**WRITTEN REQUEST**
Transcribe the listing that follows in full, omitting pictures.

**PROVIDED DATA**
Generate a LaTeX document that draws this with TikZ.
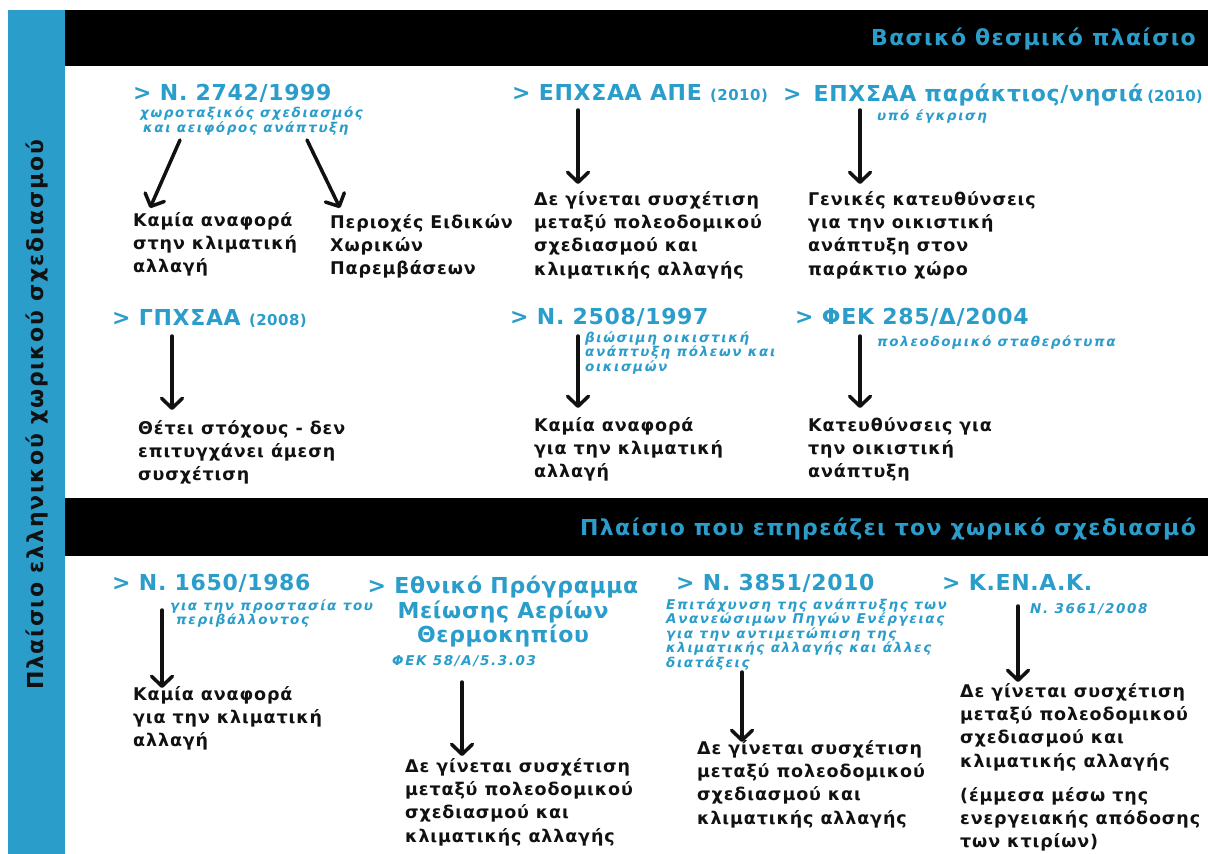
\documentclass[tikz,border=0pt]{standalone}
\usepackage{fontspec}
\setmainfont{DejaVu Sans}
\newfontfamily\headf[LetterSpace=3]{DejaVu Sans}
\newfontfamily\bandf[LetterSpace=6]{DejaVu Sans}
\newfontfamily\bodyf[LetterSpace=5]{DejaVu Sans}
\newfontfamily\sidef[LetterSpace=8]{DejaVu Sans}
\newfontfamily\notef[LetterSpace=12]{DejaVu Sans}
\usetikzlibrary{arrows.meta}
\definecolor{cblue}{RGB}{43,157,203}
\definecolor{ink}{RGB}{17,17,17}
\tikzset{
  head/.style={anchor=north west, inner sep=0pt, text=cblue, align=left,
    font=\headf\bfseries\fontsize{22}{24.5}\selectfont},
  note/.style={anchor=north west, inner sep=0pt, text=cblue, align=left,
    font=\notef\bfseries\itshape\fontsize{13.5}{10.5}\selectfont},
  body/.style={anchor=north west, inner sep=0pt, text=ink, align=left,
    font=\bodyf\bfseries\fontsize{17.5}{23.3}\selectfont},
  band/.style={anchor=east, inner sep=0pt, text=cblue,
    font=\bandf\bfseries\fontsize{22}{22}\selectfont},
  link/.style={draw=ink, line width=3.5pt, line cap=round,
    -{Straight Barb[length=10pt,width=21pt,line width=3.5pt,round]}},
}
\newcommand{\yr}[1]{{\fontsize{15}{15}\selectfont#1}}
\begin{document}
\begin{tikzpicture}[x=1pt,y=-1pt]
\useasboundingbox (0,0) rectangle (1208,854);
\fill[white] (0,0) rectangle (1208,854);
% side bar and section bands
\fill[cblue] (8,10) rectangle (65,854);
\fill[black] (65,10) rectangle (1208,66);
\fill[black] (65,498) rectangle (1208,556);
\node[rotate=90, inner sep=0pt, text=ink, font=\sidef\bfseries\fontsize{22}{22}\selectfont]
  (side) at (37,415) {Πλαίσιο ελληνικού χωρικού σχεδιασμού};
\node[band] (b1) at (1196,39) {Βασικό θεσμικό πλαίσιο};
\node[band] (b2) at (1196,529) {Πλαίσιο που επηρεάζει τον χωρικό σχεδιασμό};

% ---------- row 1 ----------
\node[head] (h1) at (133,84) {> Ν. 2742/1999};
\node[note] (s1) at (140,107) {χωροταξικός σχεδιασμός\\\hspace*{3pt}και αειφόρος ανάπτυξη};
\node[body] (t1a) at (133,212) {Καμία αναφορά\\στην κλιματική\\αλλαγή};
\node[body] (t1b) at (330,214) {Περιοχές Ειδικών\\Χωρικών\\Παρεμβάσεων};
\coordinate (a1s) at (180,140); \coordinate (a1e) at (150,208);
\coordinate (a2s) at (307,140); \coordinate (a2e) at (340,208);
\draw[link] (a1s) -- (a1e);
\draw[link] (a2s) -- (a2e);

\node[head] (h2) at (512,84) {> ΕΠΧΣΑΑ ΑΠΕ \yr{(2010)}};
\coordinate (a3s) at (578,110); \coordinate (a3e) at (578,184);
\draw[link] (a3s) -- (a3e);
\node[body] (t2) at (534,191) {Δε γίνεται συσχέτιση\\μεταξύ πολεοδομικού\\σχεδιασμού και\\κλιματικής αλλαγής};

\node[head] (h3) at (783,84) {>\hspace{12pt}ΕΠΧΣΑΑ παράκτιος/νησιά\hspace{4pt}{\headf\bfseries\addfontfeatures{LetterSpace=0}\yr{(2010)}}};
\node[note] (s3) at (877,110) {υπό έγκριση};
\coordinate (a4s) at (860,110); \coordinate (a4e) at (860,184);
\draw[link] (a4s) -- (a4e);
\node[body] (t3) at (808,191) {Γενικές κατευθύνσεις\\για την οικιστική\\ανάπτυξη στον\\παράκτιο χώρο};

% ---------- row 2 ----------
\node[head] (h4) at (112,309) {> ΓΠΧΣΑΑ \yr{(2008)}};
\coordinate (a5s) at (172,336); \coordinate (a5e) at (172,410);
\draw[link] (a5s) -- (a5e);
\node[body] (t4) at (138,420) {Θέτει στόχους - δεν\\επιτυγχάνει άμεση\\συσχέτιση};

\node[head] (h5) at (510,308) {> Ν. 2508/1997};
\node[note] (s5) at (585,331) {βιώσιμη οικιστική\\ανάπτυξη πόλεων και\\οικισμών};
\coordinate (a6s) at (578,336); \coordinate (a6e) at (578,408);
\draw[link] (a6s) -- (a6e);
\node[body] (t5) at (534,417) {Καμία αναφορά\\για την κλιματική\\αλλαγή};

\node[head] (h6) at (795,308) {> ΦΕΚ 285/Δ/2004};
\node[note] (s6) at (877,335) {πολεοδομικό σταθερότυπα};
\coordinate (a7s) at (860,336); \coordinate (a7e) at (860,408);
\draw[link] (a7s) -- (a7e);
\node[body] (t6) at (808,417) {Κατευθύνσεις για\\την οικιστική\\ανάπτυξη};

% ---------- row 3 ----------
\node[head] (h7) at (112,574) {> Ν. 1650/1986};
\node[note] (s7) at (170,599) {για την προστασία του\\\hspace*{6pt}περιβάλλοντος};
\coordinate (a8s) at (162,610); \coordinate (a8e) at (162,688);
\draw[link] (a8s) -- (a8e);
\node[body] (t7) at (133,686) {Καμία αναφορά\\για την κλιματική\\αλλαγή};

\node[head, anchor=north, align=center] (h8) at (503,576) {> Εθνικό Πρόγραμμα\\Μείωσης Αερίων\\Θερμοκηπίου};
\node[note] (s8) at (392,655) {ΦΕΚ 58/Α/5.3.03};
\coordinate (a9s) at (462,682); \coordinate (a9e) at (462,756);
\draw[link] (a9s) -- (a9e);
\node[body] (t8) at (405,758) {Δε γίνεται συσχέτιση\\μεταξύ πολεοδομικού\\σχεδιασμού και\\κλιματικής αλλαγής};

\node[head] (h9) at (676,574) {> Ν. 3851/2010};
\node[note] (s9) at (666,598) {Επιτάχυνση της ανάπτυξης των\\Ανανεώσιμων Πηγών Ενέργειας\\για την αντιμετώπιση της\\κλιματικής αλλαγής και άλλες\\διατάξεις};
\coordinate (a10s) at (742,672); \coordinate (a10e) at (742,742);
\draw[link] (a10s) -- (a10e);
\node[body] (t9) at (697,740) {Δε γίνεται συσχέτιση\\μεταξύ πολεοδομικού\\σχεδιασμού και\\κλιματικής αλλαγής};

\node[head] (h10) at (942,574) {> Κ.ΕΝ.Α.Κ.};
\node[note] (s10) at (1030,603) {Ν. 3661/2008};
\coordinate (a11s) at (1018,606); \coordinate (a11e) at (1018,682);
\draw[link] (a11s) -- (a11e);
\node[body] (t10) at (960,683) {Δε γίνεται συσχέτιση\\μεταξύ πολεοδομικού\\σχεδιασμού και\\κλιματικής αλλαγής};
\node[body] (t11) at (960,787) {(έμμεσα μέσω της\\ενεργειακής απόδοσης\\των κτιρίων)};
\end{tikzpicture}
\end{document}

**THE RESULT**
Generate a LaTeX document that draws this with TikZ.
\documentclass[tikz,border=0pt]{standalone}
\usepackage{fontspec}
\setmainfont{DejaVu Sans}
\newfontfamily\headf[LetterSpace=3]{DejaVu Sans}
\newfontfamily\bandf[LetterSpace=6]{DejaVu Sans}
\newfontfamily\bodyf[LetterSpace=5]{DejaVu Sans}
\newfontfamily\sidef[LetterSpace=8]{DejaVu Sans}
\newfontfamily\notef[LetterSpace=12]{DejaVu Sans}
\usetikzlibrary{arrows.meta}
\definecolor{cblue}{RGB}{43,157,203}
\definecolor{ink}{RGB}{17,17,17}
\tikzset{
  head/.style={anchor=north west, inner sep=0pt, text=cblue, align=left,
    font=\headf\bfseries\fontsize{22}{24.5}\selectfont},
  note/.style={anchor=north west, inner sep=0pt, text=cblue, align=left,
    font=\notef\bfseries\itshape\fontsize{13.5}{10.5}\selectfont},
  body/.style={anchor=north west, inner sep=0pt, text=ink, align=left,
    font=\bodyf\bfseries\fontsize{17.5}{23.3}\selectfont},
  band/.style={anchor=east, inner sep=0pt, text=cblue,
    font=\bandf\bfseries\fontsize{22}{22}\selectfont},
  link/.style={draw=ink, line width=3.5pt, line cap=round,
    -{Straight Barb[length=10pt,width=21pt,line width=3.5pt,round]}},
}
\newcommand{\yr}[1]{{\fontsize{15}{15}\selectfont#1}}
\begin{document}
\begin{tikzpicture}[x=1pt,y=-1pt]
\useasboundingbox (0,0) rectangle (1208,854);
\fill[white] (0,0) rectangle (1208,854);
% side bar and section bands
\fill[cblue] (8,10) rectangle (65,854);
\fill[black] (65,10) rectangle (1208,66);
\fill[black] (65,498) rectangle (1208,556);
\node[rotate=90, inner sep=0pt, text=ink, font=\sidef\bfseries\fontsize{22}{22}\selectfont]
  (side) at (37,415) {Πλαίσιο ελληνικού χωρικού σχεδιασμού};
\node[band] (b1) at (1196,39) {Βασικό θεσμικό πλαίσιο};
\node[band] (b2) at (1196,529) {Πλαίσιο που επηρεάζει τον χωρικό σχεδιασμό};

% ---------- row 1 ----------
\node[head] (h1) at (133,84) {> Ν. 2742/1999};
\node[note] (s1) at (140,107) {χωροταξικός σχεδιασμός\\\hspace*{3pt}και αειφόρος ανάπτυξη};
\node[body] (t1a) at (133,212) {Καμία αναφορά\\στην κλιματική\\αλλαγή};
\node[body] (t1b) at (330,214) {Περιοχές Ειδικών\\Χωρικών\\Παρεμβάσεων};
\coordinate (a1s) at (180,140); \coordinate (a1e) at (150,208);
\coordinate (a2s) at (307,140); \coordinate (a2e) at (340,208);
\draw[link] (a1s) -- (a1e);
\draw[link] (a2s) -- (a2e);

\node[head] (h2) at (512,84) {> ΕΠΧΣΑΑ ΑΠΕ \yr{(2010)}};
\coordinate (a3s) at (578,110); \coordinate (a3e) at (578,184);
\draw[link] (a3s) -- (a3e);
\node[body] (t2) at (534,191) {Δε γίνεται συσχέτιση\\μεταξύ πολεοδομικού\\σχεδιασμού και\\κλιματικής αλλαγής};

\node[head] (h3) at (783,84) {>\hspace{12pt}ΕΠΧΣΑΑ παράκτιος/νησιά\hspace{4pt}{\headf\bfseries\addfontfeatures{LetterSpace=0}\yr{(2010)}}};
\node[note] (s3) at (877,110) {υπό έγκριση};
\coordinate (a4s) at (860,110); \coordinate (a4e) at (860,184);
\draw[link] (a4s) -- (a4e);
\node[body] (t3) at (808,191) {Γενικές κατευθύνσεις\\για την οικιστική\\ανάπτυξη στον\\παράκτιο χώρο};

% ---------- row 2 ----------
\node[head] (h4) at (112,309) {> ΓΠΧΣΑΑ \yr{(2008)}};
\coordinate (a5s) at (172,336); \coordinate (a5e) at (172,410);
\draw[link] (a5s) -- (a5e);
\node[body] (t4) at (138,420) {Θέτει στόχους - δεν\\επιτυγχάνει άμεση\\συσχέτιση};

\node[head] (h5) at (510,308) {> Ν. 2508/1997};
\node[note] (s5) at (585,331) {βιώσιμη οικιστική\\ανάπτυξη πόλεων και\\οικισμών};
\coordinate (a6s) at (578,336); \coordinate (a6e) at (578,408);
\draw[link] (a6s) -- (a6e);
\node[body] (t5) at (534,417) {Καμία αναφορά\\για την κλιματική\\αλλαγή};

\node[head] (h6) at (795,308) {> ΦΕΚ 285/Δ/2004};
\node[note] (s6) at (877,335) {πολεοδομικό σταθερότυπα};
\coordinate (a7s) at (860,336); \coordinate (a7e) at (860,408);
\draw[link] (a7s) -- (a7e);
\node[body] (t6) at (808,417) {Κατευθύνσεις για\\την οικιστική\\ανάπτυξη};

% ---------- row 3 ----------
\node[head] (h7) at (112,574) {> Ν. 1650/1986};
\node[note] (s7) at (170,599) {για την προστασία του\\\hspace*{6pt}περιβάλλοντος};
\coordinate (a8s) at (162,610); \coordinate (a8e) at (162,688);
\draw[link] (a8s) -- (a8e);
\node[body] (t7) at (133,686) {Καμία αναφορά\\για την κλιματική\\αλλαγή};

\node[head, anchor=north, align=center] (h8) at (503,576) {> Εθνικό Πρόγραμμα\\Μείωσης Αερίων\\Θερμοκηπίου};
\node[note] (s8) at (392,655) {ΦΕΚ 58/Α/5.3.03};
\coordinate (a9s) at (462,682); \coordinate (a9e) at (462,756);
\draw[link] (a9s) -- (a9e);
\node[body] (t8) at (405,758) {Δε γίνεται συσχέτιση\\μεταξύ πολεοδομικού\\σχεδιασμού και\\κλιματικής αλλαγής};

\node[head] (h9) at (676,574) {> Ν. 3851/2010};
\node[note] (s9) at (666,598) {Επιτάχυνση της ανάπτυξης των\\Ανανεώσιμων Πηγών Ενέργειας\\για την αντιμετώπιση της\\κλιματικής αλλαγής και άλλες\\διατάξεις};
\coordinate (a10s) at (742,672); \coordinate (a10e) at (742,742);
\draw[link] (a10s) -- (a10e);
\node[body] (t9) at (697,740) {Δε γίνεται συσχέτιση\\μεταξύ πολεοδομικού\\σχεδιασμού και\\κλιματικής αλλαγής};

\node[head] (h10) at (942,574) {> Κ.ΕΝ.Α.Κ.};
\node[note] (s10) at (1030,603) {Ν. 3661/2008};
\coordinate (a11s) at (1018,606); \coordinate (a11e) at (1018,682);
\draw[link] (a11s) -- (a11e);
\node[body] (t10) at (960,683) {Δε γίνεται συσχέτιση\\μεταξύ πολεοδομικού\\σχεδιασμού και\\κλιματικής αλλαγής};
\node[body] (t11) at (960,787) {(έμμεσα μέσω της\\ενεργειακής απόδοσης\\των κτιρίων)};
\end{tikzpicture}
\end{document}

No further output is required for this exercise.